John Okolo, an analyst based in Lagos, though supports the idea of a sovereign wealth fund sees the fears of legislatures. According to him, the amount that was domiciled in the Excess Crude Account (ECA) was over $20 billion, but it was reduced to just about $1 billion in the twinkling of an eye.
His stance is that, the presidency must convince the legislature and other ‘doubting Thomases’ that the SWF will not go the way of ECA, which he said the executive, particularly Ngozi Okonjo-Iweala has not been able to do.
Okolo believes that what happened to the ECA fund was as a result of the fact that there was no legal stance to determine how much of the oil windfall will be shared among the various tiers of government.
He said, the present finance minister and co-ordinating minister, Okonjo-Iweala should build on the foundation already laid by Aganga to actually ring-fence the country’s savings from being plundered by greedy politicians.
Also, reports by Standard & Poor’s indicate that the country’s chance of a rating upgrade is being hinged on possible growth in the value of the fund. Apparently, this is being hindered by growing tension between the federal government and state governments over revenue allocation.
Analysts say increasing the size of the fund from its initial $1 billion is key to building external buffers that are needed for an upgrade in the B+ rating of Nigeria, Christian Esters, a sovereign analyst at S&P, said.
President Goodluck Jonathan signed the SWF into law in May last year but the 36 states are challenging transfers by the Federal Government, including those to the wealth fund.
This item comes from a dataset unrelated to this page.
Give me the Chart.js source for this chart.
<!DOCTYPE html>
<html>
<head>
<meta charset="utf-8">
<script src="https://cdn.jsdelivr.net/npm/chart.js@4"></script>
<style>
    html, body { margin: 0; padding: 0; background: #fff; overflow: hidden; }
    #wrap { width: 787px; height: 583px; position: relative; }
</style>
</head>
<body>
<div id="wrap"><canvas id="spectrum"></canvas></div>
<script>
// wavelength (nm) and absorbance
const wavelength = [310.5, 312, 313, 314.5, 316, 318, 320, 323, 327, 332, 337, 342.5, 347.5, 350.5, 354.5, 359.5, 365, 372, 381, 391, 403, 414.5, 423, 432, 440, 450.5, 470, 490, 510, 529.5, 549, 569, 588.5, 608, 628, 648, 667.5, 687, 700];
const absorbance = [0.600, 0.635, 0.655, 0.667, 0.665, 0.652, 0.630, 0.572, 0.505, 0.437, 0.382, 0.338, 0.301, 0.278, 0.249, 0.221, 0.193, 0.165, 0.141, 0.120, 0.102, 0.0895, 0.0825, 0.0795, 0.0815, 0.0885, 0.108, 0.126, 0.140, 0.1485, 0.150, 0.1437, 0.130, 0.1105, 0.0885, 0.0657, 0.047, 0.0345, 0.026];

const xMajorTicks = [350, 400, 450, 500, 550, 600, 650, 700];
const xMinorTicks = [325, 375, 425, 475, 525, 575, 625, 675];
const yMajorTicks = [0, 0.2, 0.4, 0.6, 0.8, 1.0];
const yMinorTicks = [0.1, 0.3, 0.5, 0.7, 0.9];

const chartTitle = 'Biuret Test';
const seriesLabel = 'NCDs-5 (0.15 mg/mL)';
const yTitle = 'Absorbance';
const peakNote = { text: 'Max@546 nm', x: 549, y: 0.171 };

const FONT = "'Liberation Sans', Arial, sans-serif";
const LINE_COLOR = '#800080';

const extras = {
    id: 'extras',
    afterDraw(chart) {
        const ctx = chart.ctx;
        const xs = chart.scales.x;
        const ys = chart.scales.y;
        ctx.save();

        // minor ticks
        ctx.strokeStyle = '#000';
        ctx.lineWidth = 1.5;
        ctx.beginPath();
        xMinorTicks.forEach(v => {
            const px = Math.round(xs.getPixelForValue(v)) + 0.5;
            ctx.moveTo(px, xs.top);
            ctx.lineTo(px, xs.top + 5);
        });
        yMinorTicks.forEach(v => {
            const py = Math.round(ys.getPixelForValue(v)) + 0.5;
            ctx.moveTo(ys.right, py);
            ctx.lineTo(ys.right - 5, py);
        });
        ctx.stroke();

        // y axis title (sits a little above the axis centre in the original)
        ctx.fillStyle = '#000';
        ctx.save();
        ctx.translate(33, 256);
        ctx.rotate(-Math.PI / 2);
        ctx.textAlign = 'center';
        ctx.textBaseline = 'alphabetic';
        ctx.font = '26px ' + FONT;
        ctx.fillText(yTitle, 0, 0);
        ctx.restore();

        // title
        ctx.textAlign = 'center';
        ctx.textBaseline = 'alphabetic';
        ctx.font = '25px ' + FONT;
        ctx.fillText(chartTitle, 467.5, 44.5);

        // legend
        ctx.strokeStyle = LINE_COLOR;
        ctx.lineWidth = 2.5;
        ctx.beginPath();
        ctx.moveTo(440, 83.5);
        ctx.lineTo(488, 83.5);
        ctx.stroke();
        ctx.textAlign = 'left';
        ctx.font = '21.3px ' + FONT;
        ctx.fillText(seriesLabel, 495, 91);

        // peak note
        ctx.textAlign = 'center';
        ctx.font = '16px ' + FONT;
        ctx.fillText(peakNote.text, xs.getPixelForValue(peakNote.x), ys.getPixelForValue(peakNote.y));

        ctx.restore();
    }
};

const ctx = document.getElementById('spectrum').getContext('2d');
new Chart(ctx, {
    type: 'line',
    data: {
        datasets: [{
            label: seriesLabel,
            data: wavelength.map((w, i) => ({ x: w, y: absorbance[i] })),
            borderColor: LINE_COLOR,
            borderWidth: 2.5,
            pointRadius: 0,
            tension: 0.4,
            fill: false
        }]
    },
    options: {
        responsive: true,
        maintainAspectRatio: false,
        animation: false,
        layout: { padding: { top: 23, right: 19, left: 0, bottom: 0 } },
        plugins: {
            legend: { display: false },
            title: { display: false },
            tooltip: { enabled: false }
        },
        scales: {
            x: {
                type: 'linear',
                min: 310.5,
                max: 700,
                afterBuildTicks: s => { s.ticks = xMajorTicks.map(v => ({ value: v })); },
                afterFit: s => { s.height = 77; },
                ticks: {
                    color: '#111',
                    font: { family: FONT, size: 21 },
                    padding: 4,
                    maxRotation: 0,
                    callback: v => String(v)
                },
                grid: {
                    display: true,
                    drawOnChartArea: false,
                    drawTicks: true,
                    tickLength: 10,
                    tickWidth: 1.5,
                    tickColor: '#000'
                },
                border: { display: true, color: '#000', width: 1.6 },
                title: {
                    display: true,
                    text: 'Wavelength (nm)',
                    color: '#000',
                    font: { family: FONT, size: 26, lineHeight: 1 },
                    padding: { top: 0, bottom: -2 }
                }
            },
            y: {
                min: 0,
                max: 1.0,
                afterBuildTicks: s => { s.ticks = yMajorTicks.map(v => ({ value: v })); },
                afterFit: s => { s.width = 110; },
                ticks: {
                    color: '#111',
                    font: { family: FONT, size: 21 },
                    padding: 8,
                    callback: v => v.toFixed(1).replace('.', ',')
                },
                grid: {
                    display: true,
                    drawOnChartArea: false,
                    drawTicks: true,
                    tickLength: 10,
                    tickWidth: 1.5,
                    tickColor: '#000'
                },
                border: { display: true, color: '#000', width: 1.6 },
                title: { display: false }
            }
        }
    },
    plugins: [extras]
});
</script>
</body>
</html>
The constitution requires government revenue to be shared among local, state and federal authorities.
Esters said, “I don’t think currently we have visibility about how quickly this new Sovereign Wealth Fund will grow.
“It continues to be a challenge for the Federal Government to convince the states to get them on board and to convince them what the advantages would be.”
Okonjo-Iweala however said last month - September 21 that the suit by the state governors would not affect the $1 billion already set aside for the SWF.
She named a management team for the Nigerian Sovereign Wealth Investment Authority on August 28, headed by Mr. Uche Orji, a former Goldman Sachs Group Incorporated, UBS AG and JPMorgan Chase & Co. banker.
Razia Khan, analyst with Standard Chartered Bank, London however warned that, there will not be any benefit unless the funds, whenever they are available are invested.
She said, “ I’m not sure I see the benefit of merely re-depositing those funds with the local banking sector. First of all, it would add to the cost of sterilising Nigeria’s oil windfalls. Second, it would discourage banks from having to do anything real to attract deposits – such as offering more attractive deposit rates to savers – as they would be guaranteed easy money.
“The second idea, investing in strategic companies, and encouraging them to open Nigerian subsidiaries may be an idea. But with the amounts involved in the SWF extremely modest to begin with, it is not clear that Nigeria would own enough of a strategic stake to be able to influence investment decisions in those companies.
“Further investigations showed that oil producing nations currently have over $2.62 trillion held in SWFs. A ranking of SWFs assets, under management by the Sovereign Wealth Fund Institute, which tracks SWF activities around the world, shows that among African oil producing countries, Libya has been able to build up the biggest SWF under management on the continent.
“The Libyan Investment Authority (LIA) set up in 2006, currently has about $70 billion in assets under management, the highest by any oil producing nation in Africa . Algeria ranks second in Africa with its Revenue Regulation Fund set up in 2000 which currently has $57 billion under management”.
Khan said, Nigeria ranks along with Angola and Ghana as countries that have not made any appreciable progress with their SWFs. While Angola and Ghana are relatively new comers in oil production and are in the process of establishing their own SWFs, Nigeria has been producing crude oil since 1958, longer than all the SWFs except that of Kuwait, which has saved $292 billion since 1953 from its oil earnings.
Nigeria is estimated to have earned over $400 billion from crude oil sales since the 1970s, but the only attempt to save part of its oil earnings only started in 2003 when the Obasanjo government set up the Excess Crude Account (ECA).
By 2007, the ECA had more than $20 billion in savings. However the oil price slumped in 2008 and pressures from state governments to share the money have seen the total depletion of the ECA, expected to replace SWF.
Indeed, the decision of the state governors at the recent National Economic Council meeting to finally give their approval to the management process of the SWF was contingent on an increase in the Excess Crude Account (ECA) from $5.3billion to $10billion.
Aganga who had said the SWF will attract infrastructure funds from other organisations from other countries which are ready to invest in the economy agreed with Khan, saying that Algeria which started a similar wealth fund in 2000 has grown the money from its take-off seed of $1 billion to about $50 billion.
He said that even Ghana which has not yet started commercial oil production was already making moves to establish one and that it was the right way to go.